Feature Request: Allow scanning value log sequentially in file order

Moved from GitHub badger/1368

Posted by eloff:

I’m considering running BadgerDB on HDDs for a use case where I only insert items, and then sometimes scan the entire database. Obviously with limited random access abilities of a HDD, these scans would be many orders of magnitude more efficient if they could walk the value log sequentially in file order.

Am I right that there isn’t currently a way to do this or did I miss something?

Could such an iterator be implemented easily in BadgerDB? I think so from what I know of the architecture, but I’m not familiar with the internals.

Interestingly, if there was a feature like Feature Request: add a hook to customize SST compaction · Issue #1367 · dgraph-io/badger · GitHub one could maybe abuse the callback and the compaction to not only scan the entire value log in order, but to compact it at the same time.

jarifibrahim commented :

Hey @eloff, I’d like to understand this better.

these scans would be many orders of magnitude more efficient if they could walk the value log sequentially in file order.

Badger stores data in sorted form. How would reading a value log file help you? Also, value log is the write ahead log file and sst is where the index and keys are stored.

eloff commented :

Hi @jarifibrahim,

I might have an incorrect mental model here, so please bear with me.

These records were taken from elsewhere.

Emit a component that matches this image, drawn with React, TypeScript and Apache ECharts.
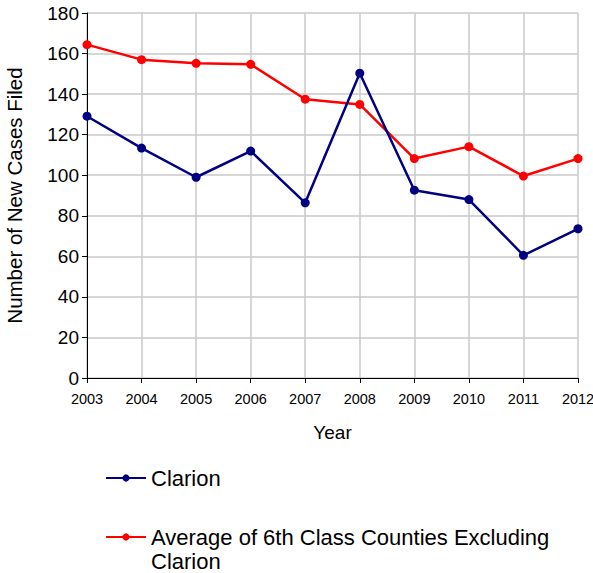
import React, { useEffect, useRef } from "react";
import * as echarts from "echarts";

const years = ["2003", "2004", "2005", "2006", "2007", "2008", "2009", "2010", "2011", "2012"];
const clarion = [129.1, 113.4, 99.0, 111.9, 86.4, 150.3, 92.6, 88.0, 60.5, 73.6];
const average = [164.4, 157.0, 155.2, 154.7, 137.5, 134.9, 108.2, 114.1, 99.6, 108.2];
const seriesNames = ["Clarion", "Average of 6th Class Counties Excluding Clarion"];
const legendLabels = ["Clarion", "\nAverage of 6th Class Counties Excluding\nClarion"];
const FONT = "Arial, 'Liberation Sans', Helvetica, sans-serif";

export default function App() {
  const ref = useRef<HTMLDivElement>(null);
  useEffect(() => {
    if (!ref.current) return;
    const chart = echarts.init(ref.current, undefined, { renderer: "svg" });
    const legendBase = {
      orient: "vertical",
      left: 105,
      padding: 0,
      itemWidth: 40,
      itemHeight: 9,
      itemGap: 5,
      textStyle: { fontSize: 22, lineHeight: 24, color: "#000", fontFamily: FONT },
      selectedMode: false,
    };
    chart.setOption({
      animation: false,
      backgroundColor: "#ffffff",
      textStyle: { fontFamily: FONT },
      grid: { left: 87, right: 15, top: 13, bottom: 195, containLabel: false, outerBoundsMode: "none" },
      legend: [
        {
          ...legendBase,
          data: [seriesNames[0]],
          top: 466,
          formatter: () => legendLabels[0],
        },
        {
          ...legendBase,
          data: [seriesNames[1]],
          top: 501,
          formatter: () => legendLabels[1],
        },
      ],
      xAxis: {
        type: "category",
        data: years,
        boundaryGap: false,
        name: "Year",
        nameLocation: "middle",
        nameGap: 45,
        nameTextStyle: { fontSize: 19, color: "#000", fontFamily: FONT },
        axisLine: { lineStyle: { color: "#000", width: 1 } },
        axisTick: { show: true, length: 5, lineStyle: { color: "#000" } },
        axisLabel: { fontSize: 14.5, color: "#000", margin: 13, fontFamily: FONT },
        splitLine: { show: true, lineStyle: { color: "#c8c8c8", width: 1.5 } },
      },
      yAxis: {
        type: "value",
        min: 0,
        max: 180,
        interval: 20,
        name: "Number of New Cases Filed",
        nameLocation: "middle",
        nameGap: 62,
        nameTextStyle: { fontSize: 20.5, color: "#000", fontFamily: FONT },
        axisLine: { show: true, lineStyle: { color: "#000", width: 1 } },
        axisTick: { show: true, length: 5, lineStyle: { color: "#000" } },
        axisLabel: { fontSize: 19, color: "#000", margin: 8, fontFamily: FONT },
        splitLine: { show: true, lineStyle: { color: "#c8c8c8", width: 1.5 } },
      },
      series: [
        {
          name: seriesNames[0],
          type: "line",
          data: clarion,
          symbol: "circle",
          symbolSize: 9,
          itemStyle: { color: "#000080" },
          lineStyle: { color: "#000080", width: 2.5 },
          z: 3,
        },
        {
          name: seriesNames[1],
          type: "line",
          data: average,
          symbol: "circle",
          symbolSize: 9,
          itemStyle: { color: "#ff0000" },
          lineStyle: { color: "#ff0000", width: 2.5 },
          z: 2,
        },
      ],
    });
    return () => chart.dispose();
  }, []);
  return <div ref={ref} style={{ width: 593, height: 573, position: "absolute", left: 0, top: 0 }} />;
}
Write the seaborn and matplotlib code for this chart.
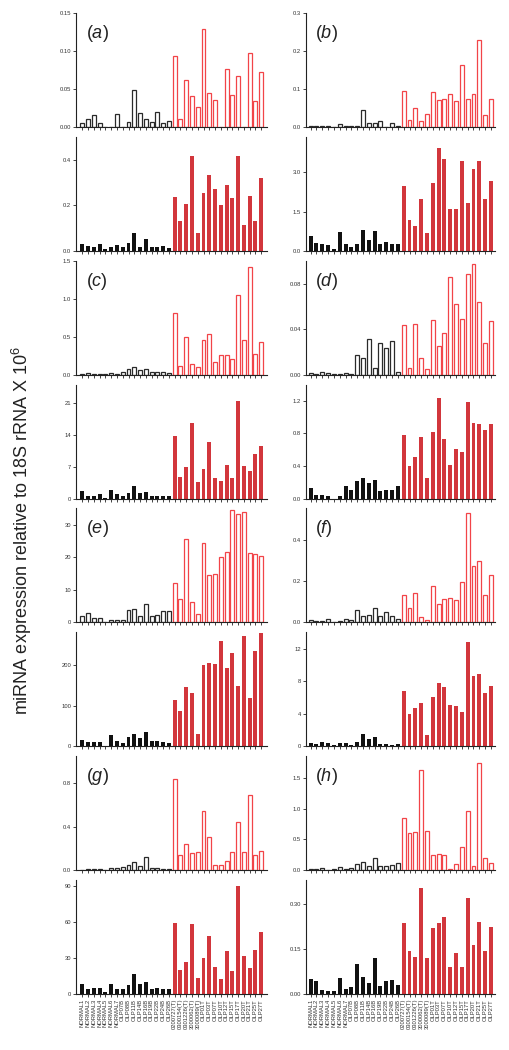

What I’m thinking is the value log contains all key-value pairs, which may also be duplicated in the SST (or just the key and a pointer into the value log). From what I understand the value log is the write-ahead log, so it must have the keys as well.

So if one has a use case where you want to scan all key-value pairs, and the values tend to be stored in the value log and not the SST, then it’s more efficient to walk the value log in file-order then to walk the keys in the SST and look up the value via random access.

The limitations are of course the data won’t be ordered by key and you’d need to handle deleted key-values manually., When you find the key-value pair you don’t know at that moment if you’ll find a delete later on in the value log. If your database is append-only then you don’t have to worry about that at all.

My use case specifically is conducting a brute force search over all items in an append-only database. Scanning the value log sequentially would be the most efficient way to do that and would allow the OS to perform aggressive read-ahead. On a spinning rust type device, the performance difference would be multiple orders of magnitude.

jarifibrahim commented :

@eloff Thanks for the detailed explanation. What you’re looking for is similar to vlog.Iterate. badger/value.go at e013bfd25899ec014d7117fa6e94b17a114d9921 · dgraph-io/badger · GitHub

We should be able to wrap this function in a public API and expose it so that people can iterate the value log file in a sequential manner. This has to be a read-only operation.

1 Like

That looks exactly like what I’m talking about, having a public API around that would be great.

@ibrahim this looks like a good first issue for @Naman or anyone else starting to work on Badger. Do you have an ETA in mind for this?

1 Like

I’ve tagged this as a good first issue.